-- BEGIN Provided material --

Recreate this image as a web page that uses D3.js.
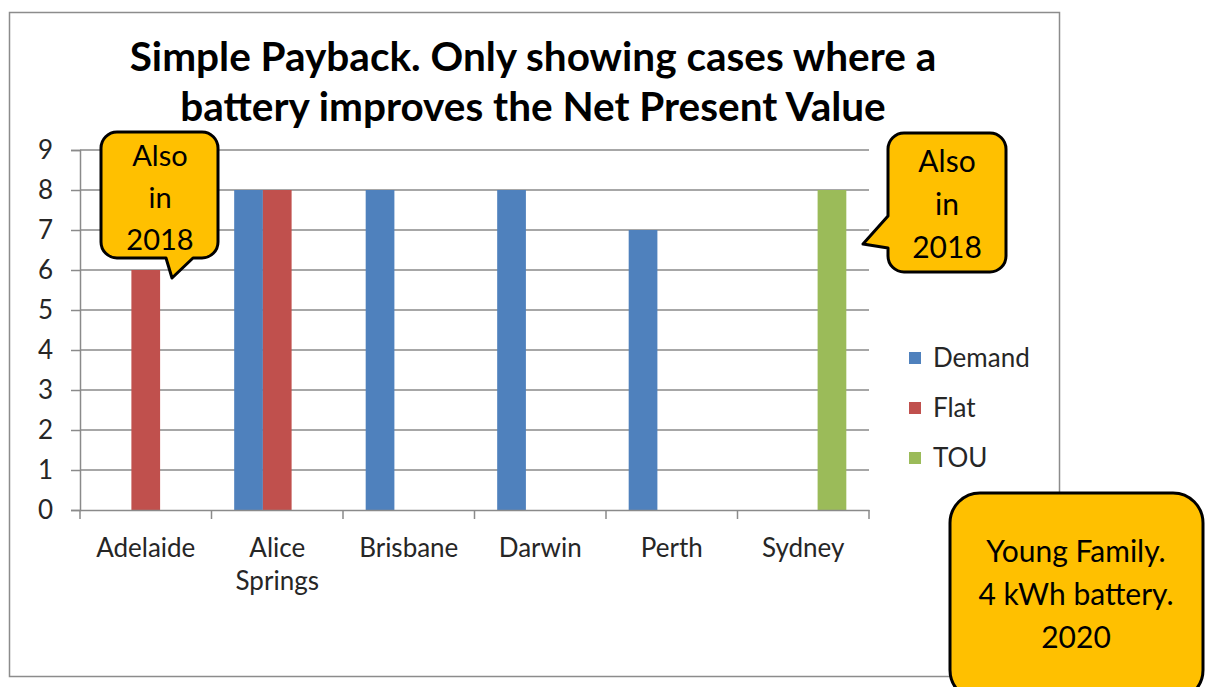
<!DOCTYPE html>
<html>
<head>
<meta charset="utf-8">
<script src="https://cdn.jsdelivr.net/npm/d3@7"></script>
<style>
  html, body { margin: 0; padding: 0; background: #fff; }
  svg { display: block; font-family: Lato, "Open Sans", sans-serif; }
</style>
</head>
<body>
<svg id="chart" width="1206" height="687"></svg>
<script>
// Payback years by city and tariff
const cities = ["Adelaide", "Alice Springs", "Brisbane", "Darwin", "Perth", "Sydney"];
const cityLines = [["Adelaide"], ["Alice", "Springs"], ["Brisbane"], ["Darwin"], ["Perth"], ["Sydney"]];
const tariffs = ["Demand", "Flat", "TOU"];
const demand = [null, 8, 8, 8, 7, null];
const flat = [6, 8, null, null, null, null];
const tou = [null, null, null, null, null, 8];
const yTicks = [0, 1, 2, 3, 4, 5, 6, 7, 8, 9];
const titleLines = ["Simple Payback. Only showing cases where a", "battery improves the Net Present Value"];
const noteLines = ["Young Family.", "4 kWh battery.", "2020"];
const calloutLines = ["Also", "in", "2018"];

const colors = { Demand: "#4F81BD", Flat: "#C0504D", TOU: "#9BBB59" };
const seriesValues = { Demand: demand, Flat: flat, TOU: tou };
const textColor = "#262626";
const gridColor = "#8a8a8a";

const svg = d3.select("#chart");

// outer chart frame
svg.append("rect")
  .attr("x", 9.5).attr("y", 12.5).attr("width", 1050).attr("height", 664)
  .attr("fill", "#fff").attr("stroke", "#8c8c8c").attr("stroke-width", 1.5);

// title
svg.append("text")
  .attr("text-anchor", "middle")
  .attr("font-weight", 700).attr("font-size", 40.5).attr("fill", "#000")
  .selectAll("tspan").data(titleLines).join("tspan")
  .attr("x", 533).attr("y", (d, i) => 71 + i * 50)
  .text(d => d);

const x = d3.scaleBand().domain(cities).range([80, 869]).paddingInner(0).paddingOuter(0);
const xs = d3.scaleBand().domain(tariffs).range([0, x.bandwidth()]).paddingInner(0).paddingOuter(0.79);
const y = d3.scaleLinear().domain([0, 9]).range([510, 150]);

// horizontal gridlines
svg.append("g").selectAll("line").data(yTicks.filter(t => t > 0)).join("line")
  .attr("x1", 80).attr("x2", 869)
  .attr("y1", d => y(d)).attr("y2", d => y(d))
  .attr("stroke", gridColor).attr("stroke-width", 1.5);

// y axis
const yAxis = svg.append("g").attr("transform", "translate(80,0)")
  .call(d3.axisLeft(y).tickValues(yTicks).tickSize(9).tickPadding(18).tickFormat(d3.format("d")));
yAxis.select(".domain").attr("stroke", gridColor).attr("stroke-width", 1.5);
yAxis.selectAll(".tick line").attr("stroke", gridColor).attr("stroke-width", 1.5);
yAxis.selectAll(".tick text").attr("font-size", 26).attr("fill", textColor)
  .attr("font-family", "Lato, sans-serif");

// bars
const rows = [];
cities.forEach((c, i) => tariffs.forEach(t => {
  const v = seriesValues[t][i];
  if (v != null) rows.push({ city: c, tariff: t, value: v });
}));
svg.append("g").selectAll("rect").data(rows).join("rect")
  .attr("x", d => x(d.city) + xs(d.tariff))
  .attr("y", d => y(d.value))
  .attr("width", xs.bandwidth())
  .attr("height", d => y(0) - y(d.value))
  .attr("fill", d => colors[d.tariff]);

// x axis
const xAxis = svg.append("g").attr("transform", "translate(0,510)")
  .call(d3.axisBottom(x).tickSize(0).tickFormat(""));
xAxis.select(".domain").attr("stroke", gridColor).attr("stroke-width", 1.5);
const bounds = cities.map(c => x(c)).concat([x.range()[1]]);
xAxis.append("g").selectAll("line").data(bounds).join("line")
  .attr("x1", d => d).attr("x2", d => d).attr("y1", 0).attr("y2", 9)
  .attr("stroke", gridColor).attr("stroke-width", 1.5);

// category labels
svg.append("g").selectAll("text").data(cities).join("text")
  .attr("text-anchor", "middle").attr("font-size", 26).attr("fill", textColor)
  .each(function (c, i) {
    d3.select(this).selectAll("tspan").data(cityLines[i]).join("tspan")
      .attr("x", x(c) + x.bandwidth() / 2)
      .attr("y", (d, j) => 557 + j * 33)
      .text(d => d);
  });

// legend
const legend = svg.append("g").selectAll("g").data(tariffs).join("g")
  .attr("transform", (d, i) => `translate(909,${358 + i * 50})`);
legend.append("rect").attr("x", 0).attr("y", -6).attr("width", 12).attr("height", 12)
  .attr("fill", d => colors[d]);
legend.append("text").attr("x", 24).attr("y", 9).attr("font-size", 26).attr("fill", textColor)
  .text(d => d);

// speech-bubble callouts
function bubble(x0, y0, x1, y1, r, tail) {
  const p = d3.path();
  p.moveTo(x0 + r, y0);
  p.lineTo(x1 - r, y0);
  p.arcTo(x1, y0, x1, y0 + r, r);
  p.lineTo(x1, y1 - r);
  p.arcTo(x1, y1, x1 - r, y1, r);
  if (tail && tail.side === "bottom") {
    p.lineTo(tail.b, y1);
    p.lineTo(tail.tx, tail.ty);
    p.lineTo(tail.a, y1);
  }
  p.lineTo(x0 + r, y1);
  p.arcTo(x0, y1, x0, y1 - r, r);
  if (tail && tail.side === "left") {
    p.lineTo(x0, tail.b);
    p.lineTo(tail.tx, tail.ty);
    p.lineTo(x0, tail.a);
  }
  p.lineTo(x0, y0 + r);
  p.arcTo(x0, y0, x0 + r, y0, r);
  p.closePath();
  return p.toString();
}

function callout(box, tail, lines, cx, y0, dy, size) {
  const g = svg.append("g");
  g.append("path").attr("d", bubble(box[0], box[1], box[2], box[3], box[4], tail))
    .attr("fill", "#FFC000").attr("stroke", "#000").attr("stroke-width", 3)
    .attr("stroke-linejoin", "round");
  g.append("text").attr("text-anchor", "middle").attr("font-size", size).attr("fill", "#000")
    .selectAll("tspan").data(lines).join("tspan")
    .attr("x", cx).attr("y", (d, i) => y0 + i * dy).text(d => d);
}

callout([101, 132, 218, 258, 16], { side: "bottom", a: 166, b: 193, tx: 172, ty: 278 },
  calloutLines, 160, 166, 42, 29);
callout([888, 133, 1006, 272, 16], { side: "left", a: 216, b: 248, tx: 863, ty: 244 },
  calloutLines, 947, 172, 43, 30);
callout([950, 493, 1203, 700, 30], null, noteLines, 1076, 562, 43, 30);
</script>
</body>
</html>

-- END Provided material --

▶ Task goal
Extract the full listing above verbatim; pictures are to be left out of the copy.

▶ Solution to this problem
Recreate this image as a web page that uses D3.js.
<!DOCTYPE html>
<html>
<head>
<meta charset="utf-8">
<script src="https://cdn.jsdelivr.net/npm/d3@7"></script>
<style>
  html, body { margin: 0; padding: 0; background: #fff; }
  svg { display: block; font-family: Lato, "Open Sans", sans-serif; }
</style>
</head>
<body>
<svg id="chart" width="1206" height="687"></svg>
<script>
// Payback years by city and tariff
const cities = ["Adelaide", "Alice Springs", "Brisbane", "Darwin", "Perth", "Sydney"];
const cityLines = [["Adelaide"], ["Alice", "Springs"], ["Brisbane"], ["Darwin"], ["Perth"], ["Sydney"]];
const tariffs = ["Demand", "Flat", "TOU"];
const demand = [null, 8, 8, 8, 7, null];
const flat = [6, 8, null, null, null, null];
const tou = [null, null, null, null, null, 8];
const yTicks = [0, 1, 2, 3, 4, 5, 6, 7, 8, 9];
const titleLines = ["Simple Payback. Only showing cases where a", "battery improves the Net Present Value"];
const noteLines = ["Young Family.", "4 kWh battery.", "2020"];
const calloutLines = ["Also", "in", "2018"];

const colors = { Demand: "#4F81BD", Flat: "#C0504D", TOU: "#9BBB59" };
const seriesValues = { Demand: demand, Flat: flat, TOU: tou };
const textColor = "#262626";
const gridColor = "#8a8a8a";

const svg = d3.select("#chart");

// outer chart frame
svg.append("rect")
  .attr("x", 9.5).attr("y", 12.5).attr("width", 1050).attr("height", 664)
  .attr("fill", "#fff").attr("stroke", "#8c8c8c").attr("stroke-width", 1.5);

// title
svg.append("text")
  .attr("text-anchor", "middle")
  .attr("font-weight", 700).attr("font-size", 40.5).attr("fill", "#000")
  .selectAll("tspan").data(titleLines).join("tspan")
  .attr("x", 533).attr("y", (d, i) => 71 + i * 50)
  .text(d => d);

const x = d3.scaleBand().domain(cities).range([80, 869]).paddingInner(0).paddingOuter(0);
const xs = d3.scaleBand().domain(tariffs).range([0, x.bandwidth()]).paddingInner(0).paddingOuter(0.79);
const y = d3.scaleLinear().domain([0, 9]).range([510, 150]);

// horizontal gridlines
svg.append("g").selectAll("line").data(yTicks.filter(t => t > 0)).join("line")
  .attr("x1", 80).attr("x2", 869)
  .attr("y1", d => y(d)).attr("y2", d => y(d))
  .attr("stroke", gridColor).attr("stroke-width", 1.5);

// y axis
const yAxis = svg.append("g").attr("transform", "translate(80,0)")
  .call(d3.axisLeft(y).tickValues(yTicks).tickSize(9).tickPadding(18).tickFormat(d3.format("d")));
yAxis.select(".domain").attr("stroke", gridColor).attr("stroke-width", 1.5);
yAxis.selectAll(".tick line").attr("stroke", gridColor).attr("stroke-width", 1.5);
yAxis.selectAll(".tick text").attr("font-size", 26).attr("fill", textColor)
  .attr("font-family", "Lato, sans-serif");

// bars
const rows = [];
cities.forEach((c, i) => tariffs.forEach(t => {
  const v = seriesValues[t][i];
  if (v != null) rows.push({ city: c, tariff: t, value: v });
}));
svg.append("g").selectAll("rect").data(rows).join("rect")
  .attr("x", d => x(d.city) + xs(d.tariff))
  .attr("y", d => y(d.value))
  .attr("width", xs.bandwidth())
  .attr("height", d => y(0) - y(d.value))
  .attr("fill", d => colors[d.tariff]);

// x axis
const xAxis = svg.append("g").attr("transform", "translate(0,510)")
  .call(d3.axisBottom(x).tickSize(0).tickFormat(""));
xAxis.select(".domain").attr("stroke", gridColor).attr("stroke-width", 1.5);
const bounds = cities.map(c => x(c)).concat([x.range()[1]]);
xAxis.append("g").selectAll("line").data(bounds).join("line")
  .attr("x1", d => d).attr("x2", d => d).attr("y1", 0).attr("y2", 9)
  .attr("stroke", gridColor).attr("stroke-width", 1.5);

// category labels
svg.append("g").selectAll("text").data(cities).join("text")
  .attr("text-anchor", "middle").attr("font-size", 26).attr("fill", textColor)
  .each(function (c, i) {
    d3.select(this).selectAll("tspan").data(cityLines[i]).join("tspan")
      .attr("x", x(c) + x.bandwidth() / 2)
      .attr("y", (d, j) => 557 + j * 33)
      .text(d => d);
  });

// legend
const legend = svg.append("g").selectAll("g").data(tariffs).join("g")
  .attr("transform", (d, i) => `translate(909,${358 + i * 50})`);
legend.append("rect").attr("x", 0).attr("y", -6).attr("width", 12).attr("height", 12)
  .attr("fill", d => colors[d]);
legend.append("text").attr("x", 24).attr("y", 9).attr("font-size", 26).attr("fill", textColor)
  .text(d => d);

// speech-bubble callouts
function bubble(x0, y0, x1, y1, r, tail) {
  const p = d3.path();
  p.moveTo(x0 + r, y0);
  p.lineTo(x1 - r, y0);
  p.arcTo(x1, y0, x1, y0 + r, r);
  p.lineTo(x1, y1 - r);
  p.arcTo(x1, y1, x1 - r, y1, r);
  if (tail && tail.side === "bottom") {
    p.lineTo(tail.b, y1);
    p.lineTo(tail.tx, tail.ty);
    p.lineTo(tail.a, y1);
  }
  p.lineTo(x0 + r, y1);
  p.arcTo(x0, y1, x0, y1 - r, r);
  if (tail && tail.side === "left") {
    p.lineTo(x0, tail.b);
    p.lineTo(tail.tx, tail.ty);
    p.lineTo(x0, tail.a);
  }
  p.lineTo(x0, y0 + r);
  p.arcTo(x0, y0, x0 + r, y0, r);
  p.closePath();
  return p.toString();
}

function callout(box, tail, lines, cx, y0, dy, size) {
  const g = svg.append("g");
  g.append("path").attr("d", bubble(box[0], box[1], box[2], box[3], box[4], tail))
    .attr("fill", "#FFC000").attr("stroke", "#000").attr("stroke-width", 3)
    .attr("stroke-linejoin", "round");
  g.append("text").attr("text-anchor", "middle").attr("font-size", size).attr("fill", "#000")
    .selectAll("tspan").data(lines).join("tspan")
    .attr("x", cx).attr("y", (d, i) => y0 + i * dy).text(d => d);
}

callout([101, 132, 218, 258, 16], { side: "bottom", a: 166, b: 193, tx: 172, ty: 278 },
  calloutLines, 160, 166, 42, 29);
callout([888, 133, 1006, 272, 16], { side: "left", a: 216, b: 248, tx: 863, ty: 244 },
  calloutLines, 947, 172, 43, 30);
callout([950, 493, 1203, 700, 30], null, noteLines, 1076, 562, 43, 30);
</script>
</body>
</html>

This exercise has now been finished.